Bolu’daki otel yangını bir kıvılcım gibi çaktı, ama etkisi tüm Türkiye’ye yayıldı. Gözümüzü açtı desek yeridir. O facianın ardından değişen itfaiye yönetmeliği ve başlayan sıkı denetimler şimdi Trabzon’da da yankı buldu. Ve bu sefer işler sadece “evrak tamam” seviyesinde kalmadı, sahaya inildi. Gerçek denetimler yapıldı. Eksikler tespit edildi, bazı oteller baştan sona elden geçirildi. Öyle “var mı var”la geçiştirilen sistemler değil, gerçekten iş gören, hayat kurtaran sistemler kuruldu.
Bu değişimin ne kadar yerinde olduğunu geçtiğimiz günlerde bir olay kanıtladı aslında. Denetim sonrası yenilenen sistemlerden birine sahip bir otelde yangın çıktı. Ama korkulacak bir durum yaşanmadı. Otomatik söndürme sistemi devreye girdi, kimsenin eline yangın tüpü almasına bile gerek kalmadı. İşte bu! İşi kuralına göre yapınca, hayat kurtuluyor. Lafla değil, işle yangına karşı duruluyor.
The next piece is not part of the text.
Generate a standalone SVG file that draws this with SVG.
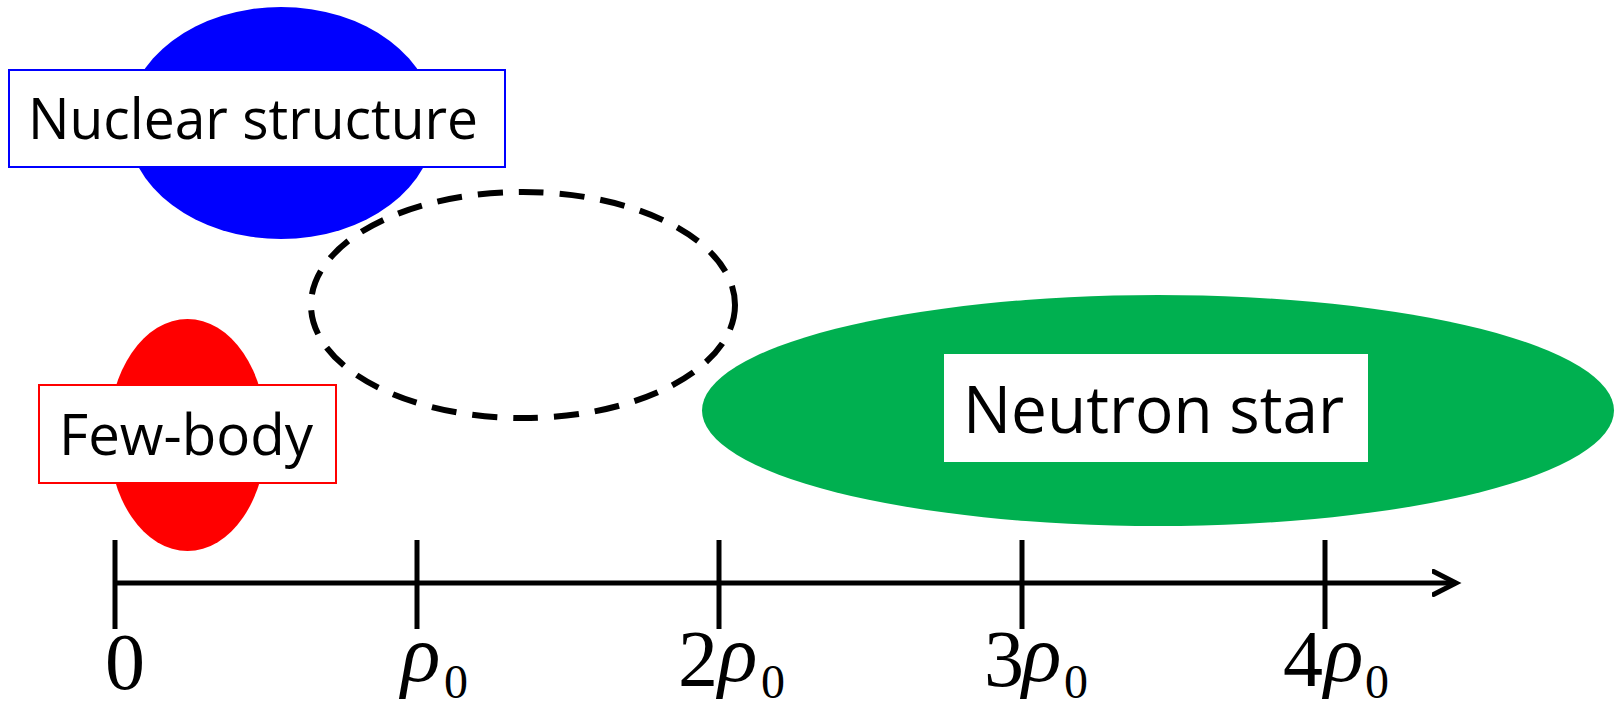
<svg xmlns="http://www.w3.org/2000/svg" width="1619" height="704" viewBox="0 0 1619 704">
<style>
.lbl{font-family:"Open Sans","Noto Sans",sans-serif;fill:#000}
.num{font-family:"Liberation Serif","Times New Roman",serif;fill:#000;font-size:80px}
.rho{font-family:"Liberation Serif","Times New Roman",serif;fill:#000;font-size:82px;font-style:italic}
.sub{font-family:"Liberation Serif","Times New Roman",serif;fill:#000;font-size:48px}
.ax{stroke:#000;stroke-width:5;fill:none}
</style>
<defs>
<marker id="arr" markerUnits="userSpaceOnUse" markerWidth="40" markerHeight="40" refX="24" refY="14" orient="auto">
<polyline points="1.5,2.5 24,14 1.5,25.5" fill="none" stroke="#000" stroke-width="5" stroke-linecap="round" stroke-linejoin="miter"/>
</marker>
</defs>
<rect width="1619" height="704" fill="#fff"/>
<g id="nuclear-structure">
<ellipse cx="281" cy="123" rx="154" ry="116" fill="#0000FF"/>
<rect x="9" y="70" width="496" height="97" fill="#fff" stroke="#0000FF" stroke-width="2"/>
<text class="lbl" x="28" y="139" font-size="57" textLength="450" lengthAdjust="spacingAndGlyphs">Nuclear structure</text>
</g>
<g id="unknown-region">
<ellipse cx="523" cy="305" rx="212" ry="113" fill="none" stroke="#000" stroke-width="6" stroke-dasharray="25 16"/>
</g>
<g id="few-body">
<ellipse cx="187.5" cy="435" rx="79" ry="116" fill="#FF0000"/>
<rect x="39" y="385" width="297" height="98" fill="#fff" stroke="#FF0000" stroke-width="2"/>
<text class="lbl" x="59" y="455" font-size="56" textLength="254" lengthAdjust="spacingAndGlyphs">Few-body</text>
</g>
<g id="neutron-star">
<ellipse cx="1158" cy="410.5" rx="456" ry="115.5" fill="#00B050"/>
<rect x="944" y="354" width="424" height="108" fill="#fff"/>
<text class="lbl" x="963" y="433" font-size="66" textLength="381" lengthAdjust="spacingAndGlyphs">Neutron star</text>
</g>
<g id="connectors">
<line class="ax" x1="113" y1="583" x2="1456" y2="583" marker-end="url(#arr)"/>
<line class="ax" x1="115" y1="540" x2="115" y2="629"/>
<line class="ax" x1="417" y1="540" x2="417" y2="629"/>
<line class="ax" x1="719" y1="540" x2="719" y2="629"/>
<line class="ax" x1="1022" y1="540" x2="1022" y2="629"/>
<line class="ax" x1="1325" y1="540" x2="1325" y2="629"/>
</g>
<g id="axis-labels">
<text class="num" x="105" y="689">0</text>
<text class="rho" x="401" y="681">ρ</text>
<text class="sub" x="444" y="698">0</text>
<text class="num" x="678" y="686">2</text>
<text class="rho" x="718" y="681">ρ</text>
<text class="sub" x="761" y="698">0</text>
<text class="num" x="984" y="686">3</text>
<text class="rho" x="1022" y="681">ρ</text>
<text class="sub" x="1064" y="698">0</text>
<text class="num" x="1283" y="686">4</text>
<text class="rho" x="1324" y="681">ρ</text>
<text class="sub" x="1365" y="698">0</text>
</g>
</svg>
Ama her yerde işler yolunda mı? Maalesef değil…
Araklı’dan gelen haber düşündürücü. Otelinin denetimlerde haksız yere takıldığını düşünen bir işletmeci, tepkisini ilginç bir şekilde gösterdi. Ses sistemi kurdu, balkondan Cumhurbaşkanı Erdoğan’ın konuşmasını açtı, ilçe meydanına yayın yaptı. Dert büyük belli. Ama meseleye gösteriyle değil, gereğini yaparak çözüm bulmak gerek. Çünkü konu basit bir ruhsat meselesi değil, can güvenliği.
Sonrası daha da ilginç… Aynı otelin ikinci denetiminde sözde “tamamladım” denilen eksiklerin aslında sadece etiketi değişmiş olduğu ortaya çıktı. Eski sistem aynı, sadece kabuğu farklı. Kusura bakmayın ama bu artık trajikomik. Hayat kurtarması gereken bir sistemle bu kadar oynamak da nedir?
İşte bu yüzden bu denetimler çok kıymetli. Ve yetkililer de çok net: kimseyi zor durumda bırakmak gibi bir dert yok ama ihmale asla geçit de yok.
Yangın bir felaket. Öncesi ihmalle, sonrası pişmanlıkla dolu olmasın diye bu denetimlerin hakkını vermek hepimizin sorumluluğu. İtfaiye yönetmeliği kağıt üstünde bir zorunluluk değil, yaşanmış acıların sonucudur. Gereğini yapmak hepimizin boynunun borcu.